### Records with drawing code
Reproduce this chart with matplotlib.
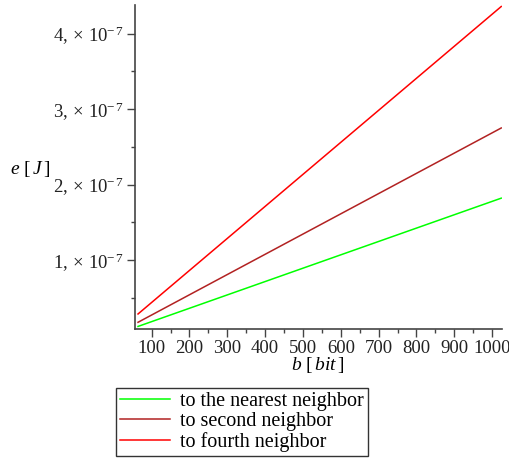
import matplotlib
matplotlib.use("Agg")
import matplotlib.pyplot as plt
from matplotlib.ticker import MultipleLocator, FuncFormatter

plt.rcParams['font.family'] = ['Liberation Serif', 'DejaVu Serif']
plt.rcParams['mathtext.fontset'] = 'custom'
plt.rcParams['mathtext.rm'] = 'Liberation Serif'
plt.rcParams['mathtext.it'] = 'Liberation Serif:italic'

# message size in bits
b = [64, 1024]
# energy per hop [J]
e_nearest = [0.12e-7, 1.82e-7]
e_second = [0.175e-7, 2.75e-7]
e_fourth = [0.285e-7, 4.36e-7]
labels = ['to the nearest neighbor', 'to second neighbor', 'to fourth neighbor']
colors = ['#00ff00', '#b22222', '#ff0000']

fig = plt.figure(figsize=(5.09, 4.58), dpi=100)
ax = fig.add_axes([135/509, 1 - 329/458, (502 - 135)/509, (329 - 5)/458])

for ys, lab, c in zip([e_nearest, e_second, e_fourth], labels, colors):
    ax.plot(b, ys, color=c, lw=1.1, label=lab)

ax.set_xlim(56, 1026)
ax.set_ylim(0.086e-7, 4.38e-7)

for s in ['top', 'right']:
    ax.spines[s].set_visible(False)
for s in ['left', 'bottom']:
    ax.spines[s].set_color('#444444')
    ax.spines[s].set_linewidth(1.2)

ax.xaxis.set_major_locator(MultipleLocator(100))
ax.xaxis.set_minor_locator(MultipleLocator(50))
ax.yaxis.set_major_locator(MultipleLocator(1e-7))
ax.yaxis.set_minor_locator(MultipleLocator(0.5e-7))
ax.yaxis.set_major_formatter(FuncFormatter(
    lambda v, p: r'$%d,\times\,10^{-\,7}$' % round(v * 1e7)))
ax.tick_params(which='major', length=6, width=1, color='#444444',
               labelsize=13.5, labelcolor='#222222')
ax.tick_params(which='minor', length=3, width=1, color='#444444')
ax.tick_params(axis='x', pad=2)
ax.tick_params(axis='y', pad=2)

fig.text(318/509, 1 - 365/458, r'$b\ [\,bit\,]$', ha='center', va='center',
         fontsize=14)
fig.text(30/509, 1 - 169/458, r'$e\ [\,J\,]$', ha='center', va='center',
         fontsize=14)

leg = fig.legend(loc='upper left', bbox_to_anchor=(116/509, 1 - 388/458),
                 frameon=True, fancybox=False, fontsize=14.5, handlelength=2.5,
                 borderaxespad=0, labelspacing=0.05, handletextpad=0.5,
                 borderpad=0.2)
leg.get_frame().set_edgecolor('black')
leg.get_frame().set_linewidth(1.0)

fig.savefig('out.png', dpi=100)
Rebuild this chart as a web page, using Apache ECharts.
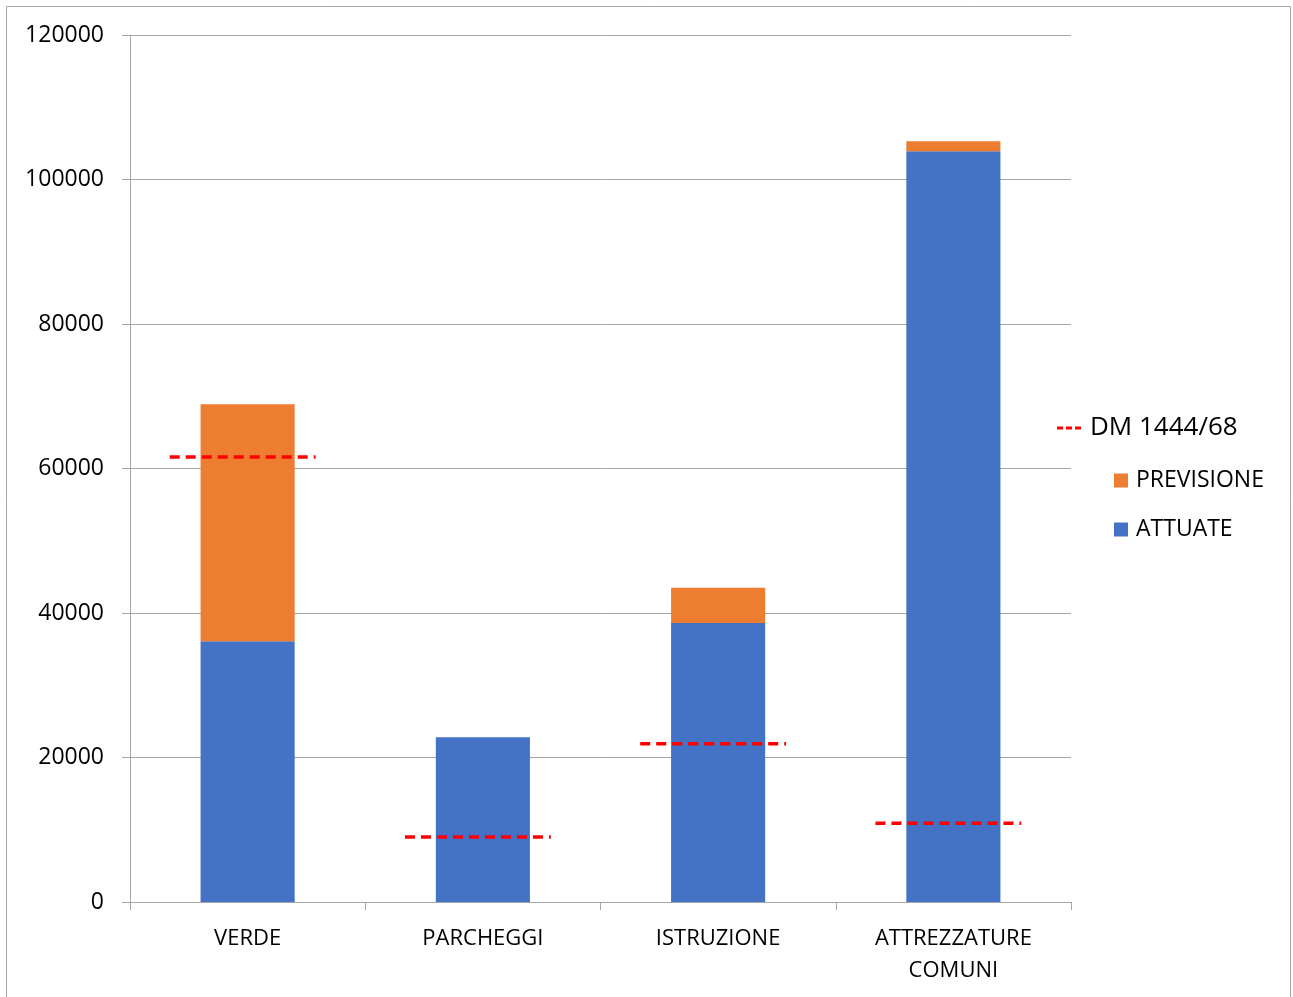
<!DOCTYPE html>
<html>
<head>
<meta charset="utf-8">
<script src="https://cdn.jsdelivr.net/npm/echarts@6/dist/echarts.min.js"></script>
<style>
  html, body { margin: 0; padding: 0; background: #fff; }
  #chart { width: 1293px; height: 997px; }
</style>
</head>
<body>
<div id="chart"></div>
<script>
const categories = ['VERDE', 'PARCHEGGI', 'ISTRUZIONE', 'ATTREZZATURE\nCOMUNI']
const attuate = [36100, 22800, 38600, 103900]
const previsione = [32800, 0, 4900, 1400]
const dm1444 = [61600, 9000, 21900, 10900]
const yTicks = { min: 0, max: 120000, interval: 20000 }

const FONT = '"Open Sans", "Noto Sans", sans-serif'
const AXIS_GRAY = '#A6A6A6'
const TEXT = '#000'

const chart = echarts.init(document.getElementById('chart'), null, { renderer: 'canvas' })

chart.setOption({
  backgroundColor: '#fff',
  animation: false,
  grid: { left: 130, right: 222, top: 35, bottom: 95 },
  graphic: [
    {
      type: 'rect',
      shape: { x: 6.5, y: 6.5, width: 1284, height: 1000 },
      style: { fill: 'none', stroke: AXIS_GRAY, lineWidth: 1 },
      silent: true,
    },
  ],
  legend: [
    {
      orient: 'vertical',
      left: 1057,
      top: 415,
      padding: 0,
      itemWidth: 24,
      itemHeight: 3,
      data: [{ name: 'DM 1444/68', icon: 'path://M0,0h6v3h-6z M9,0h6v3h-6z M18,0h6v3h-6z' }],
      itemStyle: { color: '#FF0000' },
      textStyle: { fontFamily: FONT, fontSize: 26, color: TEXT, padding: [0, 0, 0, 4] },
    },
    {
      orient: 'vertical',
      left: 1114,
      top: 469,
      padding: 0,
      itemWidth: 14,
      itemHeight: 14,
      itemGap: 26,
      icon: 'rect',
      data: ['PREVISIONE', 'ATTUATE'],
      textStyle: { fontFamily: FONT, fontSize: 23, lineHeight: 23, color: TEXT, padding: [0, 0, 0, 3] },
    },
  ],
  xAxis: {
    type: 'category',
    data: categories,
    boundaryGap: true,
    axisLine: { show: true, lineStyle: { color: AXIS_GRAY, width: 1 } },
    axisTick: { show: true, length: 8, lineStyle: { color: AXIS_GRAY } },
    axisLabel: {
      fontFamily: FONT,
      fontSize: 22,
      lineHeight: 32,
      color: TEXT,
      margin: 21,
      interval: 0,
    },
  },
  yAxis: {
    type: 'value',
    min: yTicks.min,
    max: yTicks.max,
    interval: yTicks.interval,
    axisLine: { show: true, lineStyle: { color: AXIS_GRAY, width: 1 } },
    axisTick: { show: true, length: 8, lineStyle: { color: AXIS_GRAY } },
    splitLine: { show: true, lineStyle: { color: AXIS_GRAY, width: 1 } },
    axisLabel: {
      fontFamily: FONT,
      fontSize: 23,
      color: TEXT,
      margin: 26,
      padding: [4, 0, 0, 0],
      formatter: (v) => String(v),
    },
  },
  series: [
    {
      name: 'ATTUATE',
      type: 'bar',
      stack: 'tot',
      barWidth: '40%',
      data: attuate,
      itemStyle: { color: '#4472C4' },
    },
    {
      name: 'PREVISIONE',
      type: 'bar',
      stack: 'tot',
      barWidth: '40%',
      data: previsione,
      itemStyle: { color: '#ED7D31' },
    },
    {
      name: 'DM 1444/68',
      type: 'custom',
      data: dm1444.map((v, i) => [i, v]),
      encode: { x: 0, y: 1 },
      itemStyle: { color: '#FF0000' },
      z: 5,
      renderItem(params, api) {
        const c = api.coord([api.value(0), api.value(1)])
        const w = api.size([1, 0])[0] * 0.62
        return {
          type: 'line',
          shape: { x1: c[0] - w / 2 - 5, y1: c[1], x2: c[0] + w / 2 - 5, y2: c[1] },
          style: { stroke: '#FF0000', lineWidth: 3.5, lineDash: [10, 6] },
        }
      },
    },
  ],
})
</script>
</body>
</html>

### WHAT YOU HAVE TO DO
Skip every picture and return the lines above from the top through the one that contains "plt.rcParams['mathtext.it'] = 'Liberation".

### EXPECTED ANSWER
Reproduce this chart with matplotlib.
import matplotlib
matplotlib.use("Agg")
import matplotlib.pyplot as plt
from matplotlib.ticker import MultipleLocator, FuncFormatter

plt.rcParams['font.family'] = ['Liberation Serif', 'DejaVu Serif']
plt.rcParams['mathtext.fontset'] = 'custom'
plt.rcParams['mathtext.rm'] = 'Liberation Serif'
plt.rcParams['mathtext.it'] = 'Liberation Serif:italic'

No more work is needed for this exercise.